◆ **Data segment**
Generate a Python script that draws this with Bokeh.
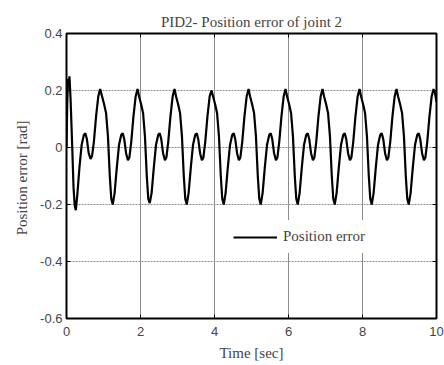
from bokeh.plotting import figure
from bokeh.models import FixedTicker, Legend, LegendItem, LinearAxis, Range1d, ColumnDataSource
from bokeh.embed import file_html
from bokeh.resources import INLINE

title_text = "PID2- Position error of joint 2"
x_label = "Time [sec]"
y_label = "Position  error [rad]"
series_name = "Position error"

x_ticks = [0, 2, 4, 6, 8, 10]
x_tick_labels = ["0", "2", "4", "6", "8", "10"]
y_ticks = [-0.6, -0.4, -0.2, 0, 0.2, 0.4]
y_tick_labels = ["-0.6", "-0.4", "-0.2", "0", "0.2", "0.4"]

time = [
    0.00, 0.02, 0.04, 0.06, 0.08, 0.11, 0.15, 0.19, 0.22, 0.25, 0.29, 0.35, 0.41, 0.47, 0.51, 0.55, 0.60, 0.65, 0.69, 0.74, 0.80, 0.86, 0.91,
    0.96, 1.02, 1.07, 1.12, 1.17, 1.21, 1.25, 1.30, 1.36, 1.42, 1.48, 1.52, 1.56, 1.61, 1.66, 1.70, 1.75, 1.81, 1.87, 1.92,
    1.96, 2.02, 2.07, 2.12, 2.17, 2.21, 2.25, 2.30, 2.36, 2.42, 2.48, 2.52, 2.56, 2.61, 2.66, 2.70, 2.75, 2.81, 2.87, 2.92,
    2.96, 3.02, 3.07, 3.12, 3.17, 3.21, 3.25, 3.30, 3.36, 3.42, 3.48, 3.52, 3.56, 3.61, 3.66, 3.70, 3.75, 3.81, 3.87, 3.92,
    3.96, 4.02, 4.07, 4.12, 4.17, 4.21, 4.25, 4.30, 4.36, 4.42, 4.48, 4.52, 4.56, 4.61, 4.66, 4.70, 4.75, 4.81, 4.87, 4.92,
    4.96, 5.02, 5.07, 5.12, 5.17, 5.21, 5.25, 5.30, 5.36, 5.42, 5.48, 5.52, 5.56, 5.61, 5.66, 5.70, 5.75, 5.81, 5.87, 5.92,
    5.96, 6.02, 6.07, 6.12, 6.17, 6.21, 6.25, 6.30, 6.36, 6.42, 6.48, 6.52, 6.56, 6.61, 6.66, 6.70, 6.75, 6.81, 6.87, 6.92,
    6.96, 7.02, 7.07, 7.12, 7.17, 7.21, 7.25, 7.30, 7.36, 7.42, 7.48, 7.52, 7.56, 7.61, 7.66, 7.70, 7.75, 7.81, 7.87, 7.92,
    7.96, 8.02, 8.07, 8.12, 8.17, 8.21, 8.25, 8.30, 8.36, 8.42, 8.48, 8.52, 8.56, 8.61, 8.66, 8.70, 8.75, 8.81, 8.87, 8.92,
    8.96, 9.02, 9.07, 9.12, 9.17, 9.21, 9.25, 9.30, 9.36, 9.42, 9.48, 9.52, 9.56, 9.61, 9.66, 9.70, 9.75, 9.81, 9.87, 9.92,
    9.96, 10.00,
]

position_error = [
    0.00, 0.15, 0.24, 0.22, 0.25, 0.17, 0.02, -0.14, -0.20, -0.22, -0.17, -0.07, 0.01, 0.045, 0.05, 0.03, -0.02, -0.04, -0.03, 0.02, 0.11, 0.18, 0.205,
    0.18, 0.15, 0.12, 0.04, -0.10, -0.18, -0.20, -0.16, -0.07, 0.01, 0.045, 0.05, 0.03, -0.02, -0.045, -0.035, 0.02, 0.11, 0.18, 0.205,
    0.18, 0.15, 0.12, 0.04, -0.10, -0.18, -0.195, -0.16, -0.07, 0.01, 0.045, 0.05, 0.03, -0.02, -0.045, -0.035, 0.02, 0.11, 0.18, 0.205,
    0.18, 0.15, 0.12, 0.04, -0.10, -0.18, -0.20, -0.16, -0.07, 0.01, 0.045, 0.05, 0.03, -0.02, -0.045, -0.035, 0.02, 0.11, 0.18, 0.20,
    0.18, 0.15, 0.12, 0.04, -0.10, -0.18, -0.20, -0.16, -0.07, 0.01, 0.045, 0.05, 0.03, -0.02, -0.045, -0.035, 0.02, 0.11, 0.18, 0.205,
    0.18, 0.15, 0.12, 0.04, -0.10, -0.18, -0.20, -0.16, -0.07, 0.01, 0.045, 0.05, 0.03, -0.02, -0.045, -0.035, 0.02, 0.11, 0.18, 0.205,
    0.18, 0.15, 0.12, 0.04, -0.10, -0.18, -0.20, -0.16, -0.07, 0.01, 0.045, 0.05, 0.03, -0.02, -0.045, -0.035, 0.02, 0.11, 0.18, 0.205,
    0.18, 0.15, 0.12, 0.04, -0.10, -0.18, -0.20, -0.16, -0.07, 0.01, 0.045, 0.05, 0.03, -0.02, -0.045, -0.035, 0.02, 0.11, 0.18, 0.205,
    0.18, 0.15, 0.12, 0.04, -0.10, -0.18, -0.20, -0.16, -0.07, 0.01, 0.045, 0.05, 0.03, -0.02, -0.045, -0.035, 0.02, 0.11, 0.18, 0.205,
    0.18, 0.15, 0.12, 0.04, -0.10, -0.18, -0.20, -0.16, -0.07, 0.01, 0.045, 0.05, 0.03, -0.02, -0.045, -0.035, 0.02, 0.11, 0.18, 0.205,
    0.19, 0.16,
]

serif = "Liberation Serif"
sans = "Liberation Sans"

p = figure(
    width=444, height=365, output_backend="svg", toolbar_location=None,
    x_range=Range1d(0, 10), y_range=Range1d(-0.6, 0.4),
    min_border_left=66, min_border_right=8, min_border_top=33, min_border_bottom=47,
    frame_width=370, frame_height=285,
)
p.title.text = title_text
p.title.text_font = serif
p.title.text_font_size = "15px"
p.title.text_font_style = "normal"
p.title.align = "center"
p.title.offset = 0
p.title.standoff = 7

p.background_fill_color = "white"
p.border_fill_color = "white"
p.outline_line_color = "black"
p.outline_line_width = 2

for ax in (p.xaxis[0], p.yaxis[0]):
    ax.axis_line_color = None
    ax.major_tick_in = 4
    ax.major_tick_out = 0
    ax.minor_tick_line_color = None
    ax.major_tick_line_color = "black"
    ax.major_label_text_font = sans
    ax.major_label_text_font_size = "13px"
    ax.axis_label_text_font = serif
    ax.axis_label_text_font_size = "15px"
    ax.axis_label_text_font_style = "normal"

p.xaxis[0].ticker = FixedTicker(ticks=x_ticks)
p.xaxis[0].major_label_overrides = dict(zip(x_ticks, x_tick_labels))
p.xaxis[0].axis_label = x_label
p.xaxis[0].major_label_standoff = 8
p.xaxis[0].axis_label_standoff = 6

p.yaxis[0].ticker = FixedTicker(ticks=y_ticks)
p.yaxis[0].major_label_overrides = dict(zip(y_ticks, y_tick_labels))
p.yaxis[0].axis_label = y_label
p.yaxis[0].major_label_standoff = 4
p.yaxis[0].axis_label_standoff = 7

right_ax = LinearAxis(ticker=FixedTicker(ticks=y_ticks),
                      major_label_overrides={t: "" for t in y_ticks},
                      axis_line_color=None, major_tick_in=4, major_tick_out=0,
                      minor_tick_line_color=None)
top_ax = LinearAxis(ticker=FixedTicker(ticks=x_ticks),
                    major_label_overrides={t: "" for t in x_ticks},
                    axis_line_color=None, major_tick_in=4, major_tick_out=0,
                    minor_tick_line_color=None)
p.add_layout(right_ax, "right")
p.add_layout(top_ax, "above")

p.xgrid.ticker = FixedTicker(ticks=x_ticks)
p.ygrid.ticker = FixedTicker(ticks=y_ticks)
p.xgrid.grid_line_color = "#8c8c8c"
p.xgrid.grid_line_width = 1
p.ygrid.grid_line_color = "#8c8c8c"
p.ygrid.grid_line_width = 1
p.ygrid.grid_line_dash = "2 1"

src = ColumnDataSource(dict(t=time, e=position_error))
r = p.line("t", "e", source=src, line_color="black", line_width=2.2)

legend = Legend(items=[LegendItem(label=series_name, renderers=[r])],
                location=(159, 65), orientation="vertical")
legend.label_text_font = serif
legend.label_text_font_size = "15px"
legend.border_line_alpha = 0
legend.background_fill_color = "white"
legend.background_fill_alpha = 1
legend.glyph_width = 44
legend.glyph_height = 16
legend.label_standoff = 6
legend.padding = 8
legend.margin = 0
legend.spacing = 0
p.add_layout(legend, "center")

open("out.html", "w").write(file_html(p, INLINE))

◆ **What you need to do**
Would you reproduce the lines above, from the very first through the line containing "from bokeh.resources import INLINE", exactly and without the pictures?

◆ **Response below**
Generate a Python script that draws this with Bokeh.
from bokeh.plotting import figure
from bokeh.models import FixedTicker, Legend, LegendItem, LinearAxis, Range1d, ColumnDataSource
from bokeh.embed import file_html
from bokeh.resources import INLINE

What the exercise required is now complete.